## DATASET CONTENT
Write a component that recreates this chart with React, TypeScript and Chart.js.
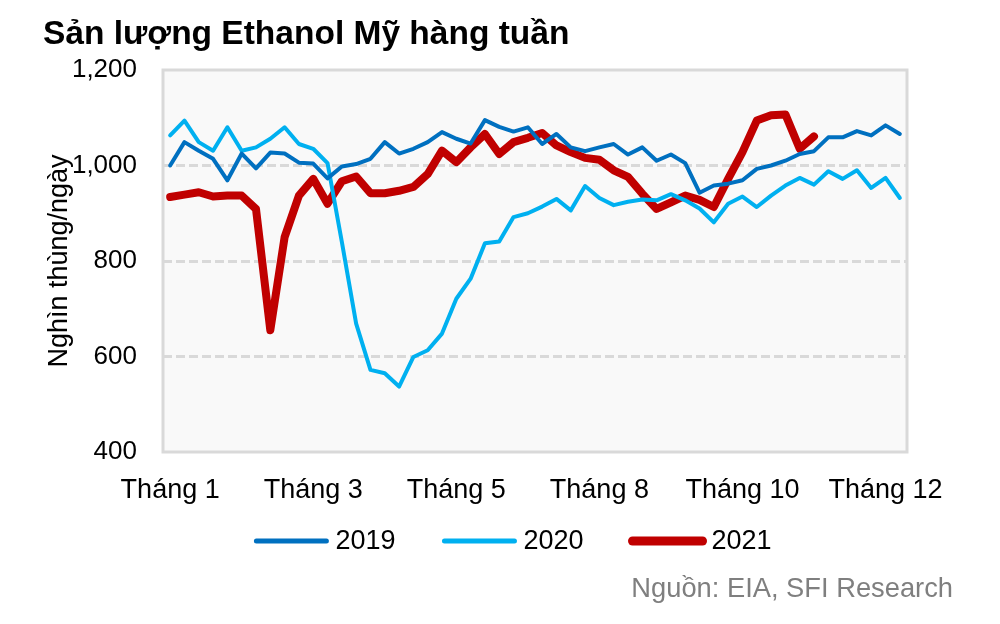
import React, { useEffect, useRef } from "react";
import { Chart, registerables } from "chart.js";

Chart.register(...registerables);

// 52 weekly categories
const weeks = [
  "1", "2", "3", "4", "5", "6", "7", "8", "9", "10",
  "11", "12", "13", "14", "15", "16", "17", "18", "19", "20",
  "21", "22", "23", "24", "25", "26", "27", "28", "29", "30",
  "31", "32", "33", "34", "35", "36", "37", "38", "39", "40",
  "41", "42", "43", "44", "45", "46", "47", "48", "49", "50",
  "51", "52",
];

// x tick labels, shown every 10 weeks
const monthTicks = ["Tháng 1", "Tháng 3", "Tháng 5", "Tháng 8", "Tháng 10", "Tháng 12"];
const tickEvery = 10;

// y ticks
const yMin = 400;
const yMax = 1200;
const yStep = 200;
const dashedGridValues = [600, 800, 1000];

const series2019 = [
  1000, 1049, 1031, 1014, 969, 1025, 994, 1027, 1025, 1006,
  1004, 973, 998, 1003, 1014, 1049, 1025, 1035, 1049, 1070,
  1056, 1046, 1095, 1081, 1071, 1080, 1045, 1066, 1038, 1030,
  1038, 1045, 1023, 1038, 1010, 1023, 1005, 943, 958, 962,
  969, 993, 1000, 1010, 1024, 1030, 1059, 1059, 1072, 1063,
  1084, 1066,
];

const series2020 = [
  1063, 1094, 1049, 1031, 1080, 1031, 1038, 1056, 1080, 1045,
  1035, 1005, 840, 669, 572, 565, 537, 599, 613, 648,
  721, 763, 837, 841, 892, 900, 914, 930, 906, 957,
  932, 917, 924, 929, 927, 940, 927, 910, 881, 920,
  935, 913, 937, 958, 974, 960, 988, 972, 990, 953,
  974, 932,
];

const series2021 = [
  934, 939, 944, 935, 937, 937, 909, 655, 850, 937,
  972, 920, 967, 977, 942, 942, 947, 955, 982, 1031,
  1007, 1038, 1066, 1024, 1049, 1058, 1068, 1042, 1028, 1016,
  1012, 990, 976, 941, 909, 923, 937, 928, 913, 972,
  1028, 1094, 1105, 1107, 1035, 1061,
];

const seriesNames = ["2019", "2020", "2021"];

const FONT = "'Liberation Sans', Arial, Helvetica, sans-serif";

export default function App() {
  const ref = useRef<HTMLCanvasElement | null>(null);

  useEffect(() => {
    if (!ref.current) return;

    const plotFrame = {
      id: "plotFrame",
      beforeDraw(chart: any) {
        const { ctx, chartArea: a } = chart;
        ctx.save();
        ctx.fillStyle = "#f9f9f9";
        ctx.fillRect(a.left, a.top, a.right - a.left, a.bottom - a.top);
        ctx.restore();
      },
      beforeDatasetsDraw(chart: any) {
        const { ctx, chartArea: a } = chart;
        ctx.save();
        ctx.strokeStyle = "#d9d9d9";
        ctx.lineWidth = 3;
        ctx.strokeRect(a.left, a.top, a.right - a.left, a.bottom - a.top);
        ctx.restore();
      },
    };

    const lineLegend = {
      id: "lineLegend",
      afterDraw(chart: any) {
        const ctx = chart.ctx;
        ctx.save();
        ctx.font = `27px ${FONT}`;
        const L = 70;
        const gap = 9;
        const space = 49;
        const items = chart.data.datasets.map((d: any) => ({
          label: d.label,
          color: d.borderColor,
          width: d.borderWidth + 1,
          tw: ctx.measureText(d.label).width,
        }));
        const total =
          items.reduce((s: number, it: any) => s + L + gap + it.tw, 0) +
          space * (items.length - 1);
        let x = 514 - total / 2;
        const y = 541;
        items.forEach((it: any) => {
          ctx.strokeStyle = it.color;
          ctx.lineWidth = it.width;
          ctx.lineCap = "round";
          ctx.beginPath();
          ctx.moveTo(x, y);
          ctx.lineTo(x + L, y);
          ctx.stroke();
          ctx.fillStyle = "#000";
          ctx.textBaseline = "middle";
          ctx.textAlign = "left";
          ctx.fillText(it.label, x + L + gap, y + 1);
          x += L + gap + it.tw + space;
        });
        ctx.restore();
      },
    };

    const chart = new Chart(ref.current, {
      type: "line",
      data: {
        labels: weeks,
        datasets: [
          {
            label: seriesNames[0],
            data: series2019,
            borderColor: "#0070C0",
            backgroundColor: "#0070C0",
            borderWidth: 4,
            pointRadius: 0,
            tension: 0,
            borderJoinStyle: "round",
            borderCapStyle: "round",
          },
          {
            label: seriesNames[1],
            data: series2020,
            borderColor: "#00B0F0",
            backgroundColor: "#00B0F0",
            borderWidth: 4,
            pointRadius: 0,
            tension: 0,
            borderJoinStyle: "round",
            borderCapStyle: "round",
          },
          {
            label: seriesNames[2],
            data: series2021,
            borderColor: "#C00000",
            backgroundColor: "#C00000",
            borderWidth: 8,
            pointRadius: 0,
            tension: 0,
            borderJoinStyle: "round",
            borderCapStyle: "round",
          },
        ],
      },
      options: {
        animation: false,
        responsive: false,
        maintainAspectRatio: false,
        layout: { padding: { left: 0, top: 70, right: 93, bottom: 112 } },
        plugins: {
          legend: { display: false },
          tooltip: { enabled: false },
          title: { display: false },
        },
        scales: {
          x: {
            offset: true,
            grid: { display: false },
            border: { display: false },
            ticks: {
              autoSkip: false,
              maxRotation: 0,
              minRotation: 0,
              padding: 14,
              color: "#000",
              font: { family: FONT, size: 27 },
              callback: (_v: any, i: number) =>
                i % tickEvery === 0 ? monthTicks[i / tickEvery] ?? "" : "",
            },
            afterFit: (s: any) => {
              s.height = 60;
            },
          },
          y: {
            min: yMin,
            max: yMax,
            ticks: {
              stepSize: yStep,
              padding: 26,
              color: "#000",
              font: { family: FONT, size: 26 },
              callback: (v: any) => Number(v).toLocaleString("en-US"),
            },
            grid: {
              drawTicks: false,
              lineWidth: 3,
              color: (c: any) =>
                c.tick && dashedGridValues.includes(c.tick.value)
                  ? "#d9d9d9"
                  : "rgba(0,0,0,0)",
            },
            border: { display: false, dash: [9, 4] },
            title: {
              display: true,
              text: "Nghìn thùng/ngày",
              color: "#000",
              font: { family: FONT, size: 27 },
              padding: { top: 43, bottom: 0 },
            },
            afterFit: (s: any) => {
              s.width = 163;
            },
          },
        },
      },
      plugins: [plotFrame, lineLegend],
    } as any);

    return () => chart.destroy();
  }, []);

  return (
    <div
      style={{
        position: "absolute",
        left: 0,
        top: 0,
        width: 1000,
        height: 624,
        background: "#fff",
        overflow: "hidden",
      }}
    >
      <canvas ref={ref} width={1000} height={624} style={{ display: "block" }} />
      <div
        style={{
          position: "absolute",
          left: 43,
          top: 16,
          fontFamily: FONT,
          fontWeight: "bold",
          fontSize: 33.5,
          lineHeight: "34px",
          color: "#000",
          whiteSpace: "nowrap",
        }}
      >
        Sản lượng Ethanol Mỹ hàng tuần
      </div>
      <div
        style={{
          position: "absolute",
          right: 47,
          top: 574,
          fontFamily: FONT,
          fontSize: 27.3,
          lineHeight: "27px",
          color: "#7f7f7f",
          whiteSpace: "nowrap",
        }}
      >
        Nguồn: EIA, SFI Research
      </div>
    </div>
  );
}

## CHALLENGE
Give the number of lines in the material above that have the word "React" in them, and nothing more.

## FINAL RESULT
2